In Bangladesh, Religious Extremists Stalk 'Free Thinkers'
2015.08.07
Updated at 6 p.m. ET on 2015-08-28
The five men died for speaking out against a wave of fundamentalist religious sentiment sweeping across their country, whose constitution embraces secularism as one of its “high ideals.”
Bloggers Niladri Chottopaddhya, Ananta Bijoy Das, Washiqur Rahman, Avijit Roy and Ahmed Rajib Haider were killed by suspected Islamists in the same manner: they were hacked to death with machetes.
Four were killed in 2015. But the spate of murders targeting “free thinkers” – as secularists and atheists are known in Bangladesh – began in February 2013, with Haider’s killing.
He died after playing an active role in public demonstrations at Dhaka’s Shahbag Square against accused war criminals from Bangladesh’s 1971 war of independence.
Four of the five killings were carried out in public. But the Aug. 7 killing of Chottopaddhya, who went by the pen name Niloy Neel, was different. His killers burst into his apartment home in a Dhaka suburb, where they went after him with the long knives as they confined his wife in another room.

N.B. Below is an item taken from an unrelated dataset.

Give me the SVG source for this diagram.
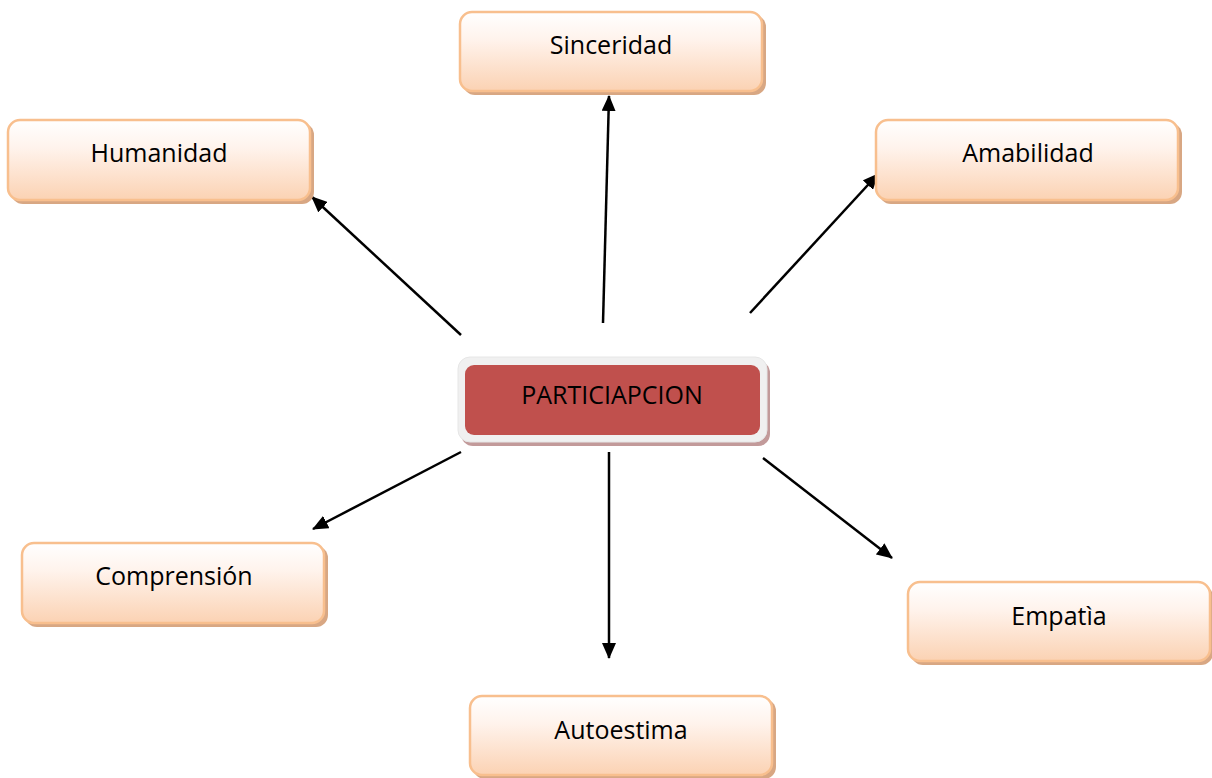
<svg xmlns="http://www.w3.org/2000/svg" width="1212" height="778" viewBox="0 0 1212 778">
<defs>
<linearGradient id="peach" x1="0" y1="0" x2="0" y2="1">
<stop offset="0" stop-color="#ffffff"/>
<stop offset="0.35" stop-color="#fff3ec"/>
<stop offset="1" stop-color="#fbd2b3"/>
</linearGradient>
<marker id="arrow" viewBox="0 0 16 14" refX="15" refY="7" markerWidth="16" markerHeight="14" markerUnits="userSpaceOnUse" orient="auto">
<path d="M0,0 L16,7 L0,14 z" fill="#000"/>
</marker>
</defs>
<style>
.shadow{fill:#d8a783;}
.box{fill:url(#peach);stroke:#f8bf8e;stroke-width:2.5;}
.lbl{font-family:"Open Sans","Liberation Sans",sans-serif;font-size:25px;fill:#000;text-anchor:middle;}
.conn{stroke:#000;stroke-width:2.5;fill:none;marker-end:url(#arrow);}
</style>
<rect width="1212" height="778" fill="#fff"/>
<g id="connectors">
<line class="conn" x1="461" y1="335" x2="312" y2="197"/>
<line class="conn" x1="603" y1="323" x2="609" y2="96"/>
<line class="conn" x1="750" y1="313" x2="878" y2="174"/>
<line class="conn" x1="461" y1="452" x2="313" y2="529"/>
<line class="conn" x1="609" y1="452" x2="609" y2="658"/>
<line class="conn" x1="763" y1="458" x2="892" y2="558"/>
</g>
<g id="sinceridad">
<rect class="shadow" x="463" y="15" width="303" height="80" rx="12"/>
<rect class="box" x="460" y="12" width="302" height="79" rx="12"/>
<text class="lbl" x="611" y="54">Sinceridad</text>
</g>
<g id="humanidad">
<rect class="shadow" x="11" y="123" width="303" height="81" rx="12"/>
<rect class="box" x="8" y="120" width="302" height="80" rx="12"/>
<text class="lbl" x="159" y="162">Humanidad</text>
</g>
<g id="amabilidad">
<rect class="shadow" x="879" y="123" width="303" height="81" rx="12"/>
<rect class="box" x="876" y="120" width="302" height="80" rx="12"/>
<text class="lbl" x="1028" y="162">Amabilidad</text>
</g>
<g id="comprension">
<rect class="shadow" x="25" y="546" width="303" height="81" rx="12"/>
<rect class="box" x="22" y="543" width="302" height="80" rx="12"/>
<text class="lbl" x="174" y="585">Comprensión</text>
</g>
<g id="empatia">
<rect class="shadow" x="911" y="585" width="302" height="80" rx="12"/>
<rect class="box" x="908" y="582" width="302" height="79" rx="12"/>
<text class="lbl" x="1059" y="625">Empatìa</text>
</g>
<g id="autoestima">
<rect class="shadow" x="473" y="699" width="303" height="80" rx="12"/>
<rect class="box" x="470" y="696" width="302" height="79" rx="12"/>
<text class="lbl" x="621" y="739">Autoestima</text>
</g>
<g id="participacion">
<rect x="461" y="361" width="309" height="85" rx="12" fill="#c29a9a"/>
<rect x="458" y="357" width="309" height="85" rx="12" fill="#f0f0f0" stroke="#e6e6e6" stroke-width="1"/>
<rect x="465" y="365" width="295" height="70" rx="9" fill="#c0504d"/>
<text class="lbl" x="612" y="404">PARTICIAPCION</text>
</g>
</svg>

Al-Qaeda in the Indian Subcontinent (AQIS), the South Asian branch of al-Qaeda, claimed responsibility for three of the murders.
“If your ‘Freedom of Speech’ maintains no limits, then widen your chests for ‘Freedom of our Machetes’,” said a statement issued Friday by Ansar Al Islam, the Bangladesh branch of AQIS.
An earlier version of this story incorrectly identified Niladri Chottopaddhya as Niladri Chakrabarty.